It rather depends on your definition of "role-playing name". I have a character with a compound name. There is a full roleplay backstory of how he got given it and so forth. It was considered RP on the server he was created on to the extent that an officer of an RP guild stopped to chat with me when I was level 1 and asked me to apply when I was 20+
When he was about 30 the guild went through a bad patch and I started another identical character on FV - the Roleplaying Server - and immediately started to run into flack from a very few people who considered themselves the authorities on what was and wasn't roleplay. They were not interested in backstory or anything, just power-tripping. After 49 levels the name was petitioned off me despite not being in contravention of the current naming rules. It was also changed in contravention of all the SoE rules about informing etc. When I tried to argue I was stonewalled.
So I'm not a great fan of "roleplay name" as a definition. I do prefer to see names that fit the milieux of EQ. Having said that I use names from outside sources a lot. Part of this is a homage to one particular source, part is that it gives me a jump-start on the character of the character. Part of it is wondering if anyone else will ever recognise them
One of the most worrying things is when you see a silly combination of first and last name. The worry is that here is a mentality that went through 20 levels in order to complete what is usually a fairly weak joke.

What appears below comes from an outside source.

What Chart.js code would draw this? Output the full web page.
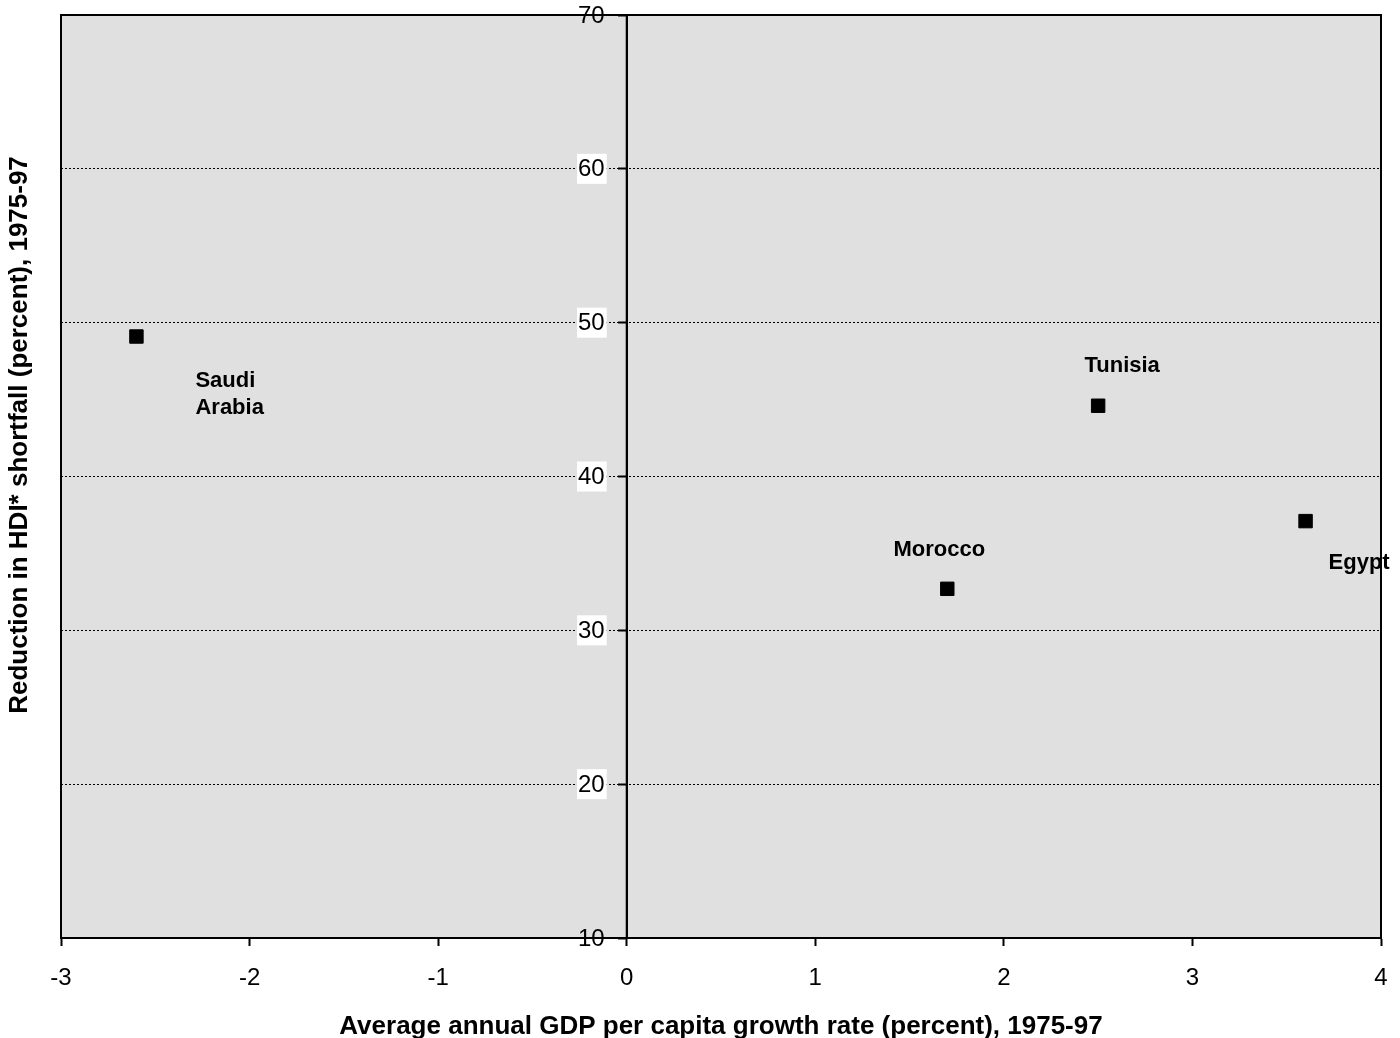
<!DOCTYPE html>
<html>
<head>
<meta charset="utf-8">
<script src="https://cdn.jsdelivr.net/npm/chart.js@4.4.0/dist/chart.umd.min.js"></script>
<style>
  html, body { margin: 0; padding: 0; background: #fff; }
  #wrap { width: 1400px; height: 1038px; }
</style>
</head>
<body>
<div id="wrap"><canvas id="hdiChart"></canvas></div>
<script>
  // data
  const countries = ["Saudi Arabia", "Tunisia", "Egypt", "Morocco"];
  const gdpGrowth = [-2.6, 2.5, 3.6, 1.7];
  const hdiReduction = [49.1, 44.6, 37.1, 32.7];
  const xRange = [-3, 4];
  const yRange = [10, 70];

  const FONT = "'Liberation Sans', Arial, sans-serif";

  // where each country name sits relative to its point (pixels)
  const labelPlace = {
    "Saudi Arabia": { dx: 59, dy: 44, align: "left", lines: ["Saudi", "Arabia"] },
    "Tunisia": { dx: 24, dy: -40, align: "center", lines: ["Tunisia"] },
    "Egypt": { dx: 23, dy: 42, align: "left", lines: ["Egypt"] },
    "Morocco": { dx: -8, dy: -39, align: "center", lines: ["Morocco"] }
  };

  const plotFrame = {
    id: "plotFrame",
    beforeDraw(chart) {
      const { ctx, chartArea: a } = chart;
      ctx.save();
      ctx.fillStyle = "#e0e0e0";
      ctx.fillRect(a.left, a.top, a.right - a.left, a.bottom - a.top);
      ctx.restore();
    },
    afterDatasetsDraw(chart) {
      const { ctx, chartArea: a, scales } = chart;
      ctx.save();
      ctx.strokeStyle = "#000";
      ctx.lineWidth = 2;
      ctx.setLineDash([]);
      ctx.beginPath();
      ctx.moveTo(a.left, a.bottom);
      ctx.lineTo(a.left, a.top);
      ctx.lineTo(a.right, a.top);
      ctx.lineTo(a.right, a.bottom);
      const x0 = scales.x.getPixelForValue(0);
      ctx.moveTo(x0, a.top);
      ctx.lineTo(x0, a.bottom);
      ctx.stroke();

      // y tick labels, left of the zero axis, white box on inner ones
      ctx.font = "24px " + FONT;
      ctx.textAlign = "right";
      ctx.textBaseline = "middle";
      scales.y.ticks.forEach(t => {
        const ty = scales.y.getPixelForValue(t.value);
        const txt = String(t.value);
        const w = ctx.measureText(txt).width;
        const right = x0 - 22;
        if (t.value !== yRange[0] && t.value !== yRange[1]) {
          ctx.fillStyle = "#fff";
          ctx.fillRect(right - w - 1, ty - 15, w + 3, 30);
        }
        ctx.fillStyle = "#000";
        ctx.fillText(txt, right, ty + 1);
      });

      // country names
      ctx.fillStyle = "#000";
      ctx.font = "bold 22px " + FONT;
      countries.forEach((name, i) => {
        const p = labelPlace[name];
        const px = scales.x.getPixelForValue(gdpGrowth[i]);
        const py = scales.y.getPixelForValue(hdiReduction[i]);
        ctx.textAlign = p.align;
        p.lines.forEach((line, j) => {
          ctx.fillText(line, px + p.dx, py + p.dy + j * 27);
        });
      });

      // y axis title
      ctx.font = "bold 26px " + FONT;
      ctx.textAlign = "center";
      ctx.translate(20, 435);
      ctx.rotate(-Math.PI / 2);
      ctx.fillText("Reduction in HDI* shortfall (percent), 1975-97", 0, 0);
      ctx.restore();
    }
  };

  new Chart(document.getElementById("hdiChart"), {
    type: "scatter",
    data: {
      datasets: [{
        label: "HDI shortfall reduction",
        data: countries.map((c, i) => ({ x: gdpGrowth[i], y: hdiReduction[i] })),
        pointStyle: "rect",
        pointRadius: 9.5,
        pointHoverRadius: 9.5,
        pointBackgroundColor: "#000",
        pointBorderColor: "#000",
        pointBorderWidth: 1
      }]
    },
    options: {
      responsive: true,
      maintainAspectRatio: false,
      animation: false,
      layout: { padding: { left: 61, right: 19, top: 15, bottom: -4 } },
      plugins: { legend: { display: false }, tooltip: { enabled: false } },
      scales: {
        x: {
          type: "linear",
          position: "bottom",
          min: xRange[0],
          max: xRange[1],
          afterFit: (scale) => { scale.paddingRight = 0; },
          ticks: { stepSize: 1, color: "#000", font: { family: FONT, size: 24 }, padding: 18, maxRotation: 0 },
          grid: { display: true, drawOnChartArea: false, drawTicks: true, tickLength: 8, tickColor: "#000", tickWidth: 2 },
          border: { display: true, color: "#000", width: 2 },
          title: {
            display: true,
            text: "Average annual GDP per capita growth rate (percent), 1975-97",
            color: "#000",
            font: { family: FONT, size: 26, weight: "bold" },
            padding: { top: 0, bottom: 0 }
          }
        },
        y: {
          type: "linear",
          position: { x: 0 },
          min: yRange[0],
          max: yRange[1],
          ticks: { stepSize: 10, display: false },
          grid: { color: "#000", lineWidth: 1, tickLength: 8, tickColor: "#000", tickWidth: 2, borderDash: [2, 2] },
          border: { display: true, color: "#000", width: 2, dash: [2, 2] }
        }
      }
    },
    plugins: [plotFrame]
  });
</script>
</body>
</html>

It can also backfire. A few days back I saw "Ilovehugs Butkissesrbetter". Trouble was I read two "t"'s into the surname on the first take which gave me entirely the wrong impression. And this was on FV home of authentic RP(TM)
Totally stupid out-of-milieux names do annoy me. Headphonejack springs to mind as an example.
Playing on a European server makes you realise how linguistically limited the SoE team and name rulings are. Unless a name was in a Hollywood movie or a book popular in the US it gets through without a problem.